When I reported on upcycled pet treat producer Shameless Pets, it occurred to me that using otherwise wasted farm products as pet food ingredients mirrored dogs’ ancient role as scavengers of human leavings. While scrounging around trash middens may not seem like the pinnacle of healthy eating, it does seem to be what dogs did on the biological path to pet-hood. Now, dogs’ ability to live on what we leave presents a path to reducing pets’ carbon pawprints.
Upcycling refers to using existing materials, especially those that would have been discarded, to make a value-added product. If you made a birdhouse from a milk carton in grade school, that was upcycling.
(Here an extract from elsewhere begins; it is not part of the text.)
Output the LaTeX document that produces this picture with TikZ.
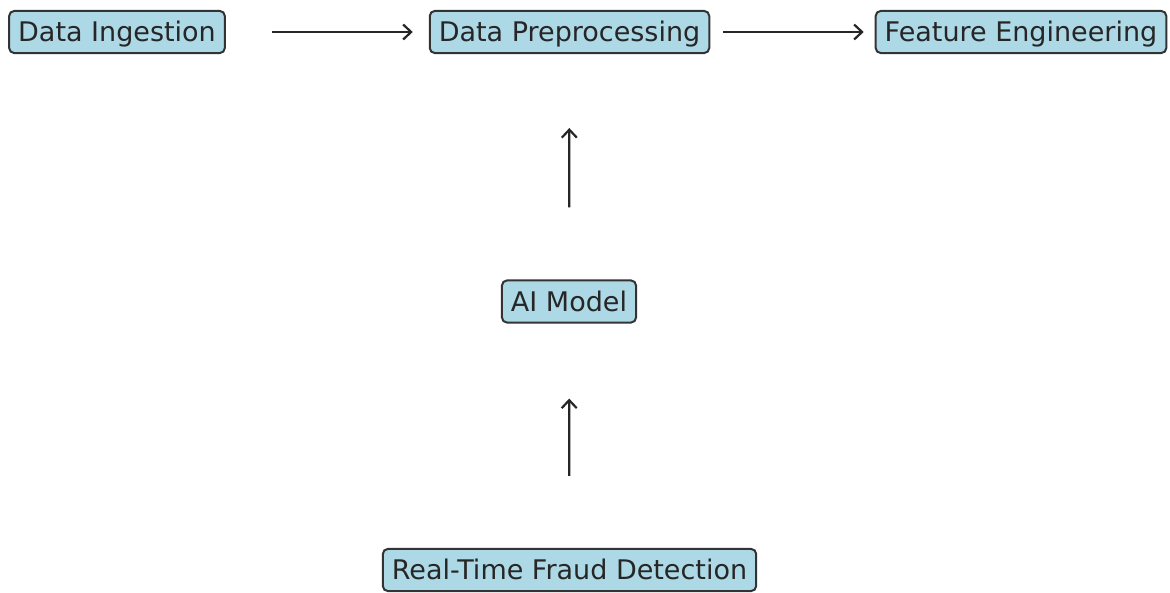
\documentclass[tikz,border=0pt]{standalone}
\usepackage{fontspec}
\setmainfont{DejaVu Sans}
\usetikzlibrary{arrows.meta}
\definecolor{boxfill}{HTML}{ADD8E6}
\definecolor{boxline}{HTML}{333333}
\tikzset{
	stage/.style={draw=boxline, line width=2pt, fill=boxfill, rounded corners=5pt,
		text=black!85, font=\fontsize{27}{30}\selectfont,
		text height=23pt, text depth=3.5pt, inner xsep=9pt, inner ysep=7.8pt},
	flow/.style={-{Straight Barb[length=8pt, width=15pt, line width=2.2pt]}, line width=2.2pt, black!85}
}
\begin{document}
\begin{tikzpicture}[x=1pt, y=-1pt]
				\useasboundingbox (0,0) rectangle (1170,592);
				\node[stage] (DI)at(117, 32) {Data Ingestion};
				\node[stage] (DP)at(569.5, 32) {Data Preprocessing};
				\node[stage] (FE)at(1021, 32) {Feature Engineering};
				\node[stage] (AI)at(569, 301.5) {AI Model};
				\node[stage] (RT)at(569.5, 570) {Real-Time Fraud Detection};
				\draw[flow, shorten <=46pt, shorten >=16pt] (DI) -- (DP);
				\draw[flow, shorten <=13pt, shorten >=11pt] (DP) -- (FE);
				\draw[flow, shorten <=72pt, shorten >=74pt] (AI.north) -- (DP.south);
				\draw[flow, shorten <=72pt, shorten >=75pt] (RT.north) -- (AI.south);
			\end{tikzpicture}
\end{document}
Upcycling goes far beyond arts and crafts now, with whole businesses devoted to finding and repurposing everything from old gym floors to misshapen conveyor belts. In the cases of the food system, otherwise unsaleable consumables become ingredients in new foods, human or pet.
Unused human food items seem a natural fit for pet food. Dogs and cats have eaten what we didn’t since before Stonehenge’s grand opening. Kids are still prone to reducing food waste by feeding unwanted portions to the dog. Like a kid at the dinner table, the human food system often rejects foods it thinks look funny. Misfit fruits and veggies may not fit through processing machines or people won't buy them fresh, for example. However, using crooked carrots and twisted ‘taters to make pet food doesn’t just fulfill the dinner-time adage of waste-not-want-not. Reducing food loss by turning it into pet food ingredients fights the global threat of a destabilized climate.
Agriculture affect the atmosphere in various ways. From producing fertilizer to flatulent cows to trucking veggies to market, the food system releases carbon dioxide, methane and other heat-trapping gases. While upcycling agricultural products doesn’t solve this problem, it does mean that pollution wasn’t produced in vain. Along with greenhouse gases, upcycling reduces waste of wildlife habitat lost to farmland and water diverted to irrigation.
Food waste equates to tremendous amounts of pointless pollution and wasted resources. The World Resources Institute report “Creating a Sustainable Food Future” presented data that food waste corresponds to 8% of annual greenhouse gas emissions worldwide, or the equivalent of 4.4 gigatons of carbon dioxide. If it were a country, food waste would be the third largest contributor of greenhouse gases on the planet. To grow all that unused food, farmers use a land area larger than China and consume a quarter of irrigation waters. Overall, approximately 24% of food is lost or wasted between production and consumption.
Pet food and treats can use that otherwise wasted food, or at least some of it. Food rescued from waste could replace at least part of a pet food companies need for ingredients. That could reduce the demand from pet food companies for some raw materials or reduce competition between human and pet food streams.
World Resources Institute analysts estimated that cereals, including grains, make up 53% of food loss and waste by caloric content. Fruits and vegetables comprised 44% by weight of lost or wasted food. In total, 1.5 quadrillion kilocalories were lost or wasted in 2009, from 1.3 billion tons of food.
I’d bet many of those lost ingredients could have made some healthy, sustainable pet food.